-- START Recorded information --

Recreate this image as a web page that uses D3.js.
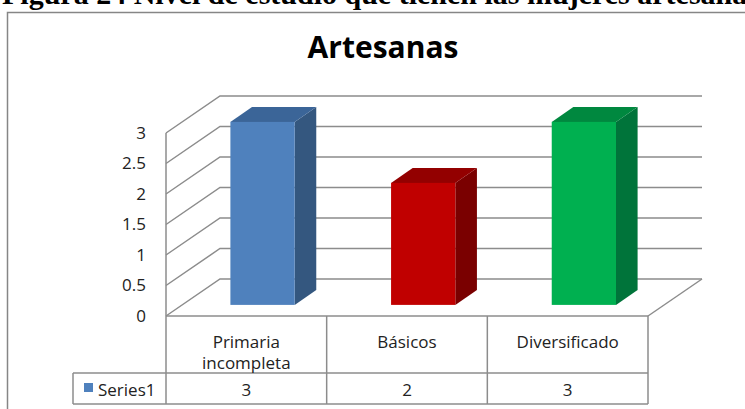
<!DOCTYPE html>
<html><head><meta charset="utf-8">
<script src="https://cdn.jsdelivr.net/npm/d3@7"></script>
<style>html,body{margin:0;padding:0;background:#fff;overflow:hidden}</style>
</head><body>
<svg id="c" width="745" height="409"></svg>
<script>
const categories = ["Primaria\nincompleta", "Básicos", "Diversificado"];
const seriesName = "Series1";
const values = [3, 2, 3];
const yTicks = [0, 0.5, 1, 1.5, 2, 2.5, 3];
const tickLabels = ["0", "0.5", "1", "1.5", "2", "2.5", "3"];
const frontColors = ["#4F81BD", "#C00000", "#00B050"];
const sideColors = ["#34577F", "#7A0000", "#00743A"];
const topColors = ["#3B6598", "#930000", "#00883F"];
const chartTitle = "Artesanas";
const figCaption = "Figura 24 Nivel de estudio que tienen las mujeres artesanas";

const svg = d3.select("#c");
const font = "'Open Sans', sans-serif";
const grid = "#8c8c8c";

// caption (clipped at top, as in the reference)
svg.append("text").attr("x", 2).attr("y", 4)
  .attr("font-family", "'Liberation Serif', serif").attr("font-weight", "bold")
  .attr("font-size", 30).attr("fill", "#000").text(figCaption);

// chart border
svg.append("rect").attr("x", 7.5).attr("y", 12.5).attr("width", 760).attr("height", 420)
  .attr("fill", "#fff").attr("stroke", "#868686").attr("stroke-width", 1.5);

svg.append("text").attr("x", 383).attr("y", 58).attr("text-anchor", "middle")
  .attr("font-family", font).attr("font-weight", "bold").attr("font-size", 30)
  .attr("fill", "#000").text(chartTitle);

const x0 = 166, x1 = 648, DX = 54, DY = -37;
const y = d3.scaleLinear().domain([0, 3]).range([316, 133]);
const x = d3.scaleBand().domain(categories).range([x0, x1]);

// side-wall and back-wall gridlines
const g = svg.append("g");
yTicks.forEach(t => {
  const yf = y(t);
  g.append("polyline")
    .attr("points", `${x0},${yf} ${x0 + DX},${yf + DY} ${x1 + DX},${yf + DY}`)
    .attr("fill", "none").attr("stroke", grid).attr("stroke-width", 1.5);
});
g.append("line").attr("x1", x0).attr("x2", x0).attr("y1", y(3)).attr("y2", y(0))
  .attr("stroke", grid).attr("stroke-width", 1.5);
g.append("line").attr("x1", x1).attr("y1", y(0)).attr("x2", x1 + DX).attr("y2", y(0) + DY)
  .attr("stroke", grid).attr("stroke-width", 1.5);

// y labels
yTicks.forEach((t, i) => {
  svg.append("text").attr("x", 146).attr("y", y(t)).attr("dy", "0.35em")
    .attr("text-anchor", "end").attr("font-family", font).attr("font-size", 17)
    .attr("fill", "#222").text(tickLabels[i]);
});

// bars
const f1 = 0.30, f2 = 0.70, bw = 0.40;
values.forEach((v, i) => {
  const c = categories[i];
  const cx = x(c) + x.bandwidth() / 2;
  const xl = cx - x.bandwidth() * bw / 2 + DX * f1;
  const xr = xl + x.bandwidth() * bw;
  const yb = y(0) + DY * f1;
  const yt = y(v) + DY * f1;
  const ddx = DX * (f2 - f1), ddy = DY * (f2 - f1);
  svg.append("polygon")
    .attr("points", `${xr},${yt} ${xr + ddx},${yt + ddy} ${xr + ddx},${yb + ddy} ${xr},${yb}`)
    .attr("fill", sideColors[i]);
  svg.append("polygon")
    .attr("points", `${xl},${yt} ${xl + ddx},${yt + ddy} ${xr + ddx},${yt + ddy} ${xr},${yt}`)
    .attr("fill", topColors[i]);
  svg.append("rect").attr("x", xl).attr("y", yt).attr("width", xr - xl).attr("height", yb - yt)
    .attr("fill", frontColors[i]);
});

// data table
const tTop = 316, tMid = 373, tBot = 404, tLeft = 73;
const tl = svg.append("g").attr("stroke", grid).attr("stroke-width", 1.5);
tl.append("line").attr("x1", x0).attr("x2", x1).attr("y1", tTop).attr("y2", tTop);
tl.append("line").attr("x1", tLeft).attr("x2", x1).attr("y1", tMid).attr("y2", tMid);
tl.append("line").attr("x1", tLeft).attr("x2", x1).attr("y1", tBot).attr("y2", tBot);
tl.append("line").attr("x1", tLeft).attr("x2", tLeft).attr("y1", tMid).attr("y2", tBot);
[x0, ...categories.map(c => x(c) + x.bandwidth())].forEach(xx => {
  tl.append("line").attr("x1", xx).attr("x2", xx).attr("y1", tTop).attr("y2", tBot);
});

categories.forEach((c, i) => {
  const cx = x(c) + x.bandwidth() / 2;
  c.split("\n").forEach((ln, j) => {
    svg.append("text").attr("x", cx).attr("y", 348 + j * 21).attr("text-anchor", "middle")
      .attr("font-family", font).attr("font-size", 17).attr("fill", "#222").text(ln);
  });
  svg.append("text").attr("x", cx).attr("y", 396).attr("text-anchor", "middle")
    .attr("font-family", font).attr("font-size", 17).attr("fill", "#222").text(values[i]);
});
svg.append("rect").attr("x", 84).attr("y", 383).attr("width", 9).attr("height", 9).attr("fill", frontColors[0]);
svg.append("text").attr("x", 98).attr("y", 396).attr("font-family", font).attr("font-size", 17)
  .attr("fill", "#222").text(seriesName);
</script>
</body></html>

-- END Recorded information --

- _Task brief_
Everything from the first line of the listing above through the line that contains "const x = d3.scaleBand().domain(categories).range([x0, x1]);" is to be restated word for word, minus the pictures.

- _Finished exercise_
Recreate this image as a web page that uses D3.js.
<!DOCTYPE html>
<html><head><meta charset="utf-8">
<script src="https://cdn.jsdelivr.net/npm/d3@7"></script>
<style>html,body{margin:0;padding:0;background:#fff;overflow:hidden}</style>
</head><body>
<svg id="c" width="745" height="409"></svg>
<script>
const categories = ["Primaria\nincompleta", "Básicos", "Diversificado"];
const seriesName = "Series1";
const values = [3, 2, 3];
const yTicks = [0, 0.5, 1, 1.5, 2, 2.5, 3];
const tickLabels = ["0", "0.5", "1", "1.5", "2", "2.5", "3"];
const frontColors = ["#4F81BD", "#C00000", "#00B050"];
const sideColors = ["#34577F", "#7A0000", "#00743A"];
const topColors = ["#3B6598", "#930000", "#00883F"];
const chartTitle = "Artesanas";
const figCaption = "Figura 24 Nivel de estudio que tienen las mujeres artesanas";

const svg = d3.select("#c");
const font = "'Open Sans', sans-serif";
const grid = "#8c8c8c";

// caption (clipped at top, as in the reference)
svg.append("text").attr("x", 2).attr("y", 4)
  .attr("font-family", "'Liberation Serif', serif").attr("font-weight", "bold")
  .attr("font-size", 30).attr("fill", "#000").text(figCaption);

// chart border
svg.append("rect").attr("x", 7.5).attr("y", 12.5).attr("width", 760).attr("height", 420)
  .attr("fill", "#fff").attr("stroke", "#868686").attr("stroke-width", 1.5);

svg.append("text").attr("x", 383).attr("y", 58).attr("text-anchor", "middle")
  .attr("font-family", font).attr("font-weight", "bold").attr("font-size", 30)
  .attr("fill", "#000").text(chartTitle);

const x0 = 166, x1 = 648, DX = 54, DY = -37;
const y = d3.scaleLinear().domain([0, 3]).range([316, 133]);
const x = d3.scaleBand().domain(categories).range([x0, x1]);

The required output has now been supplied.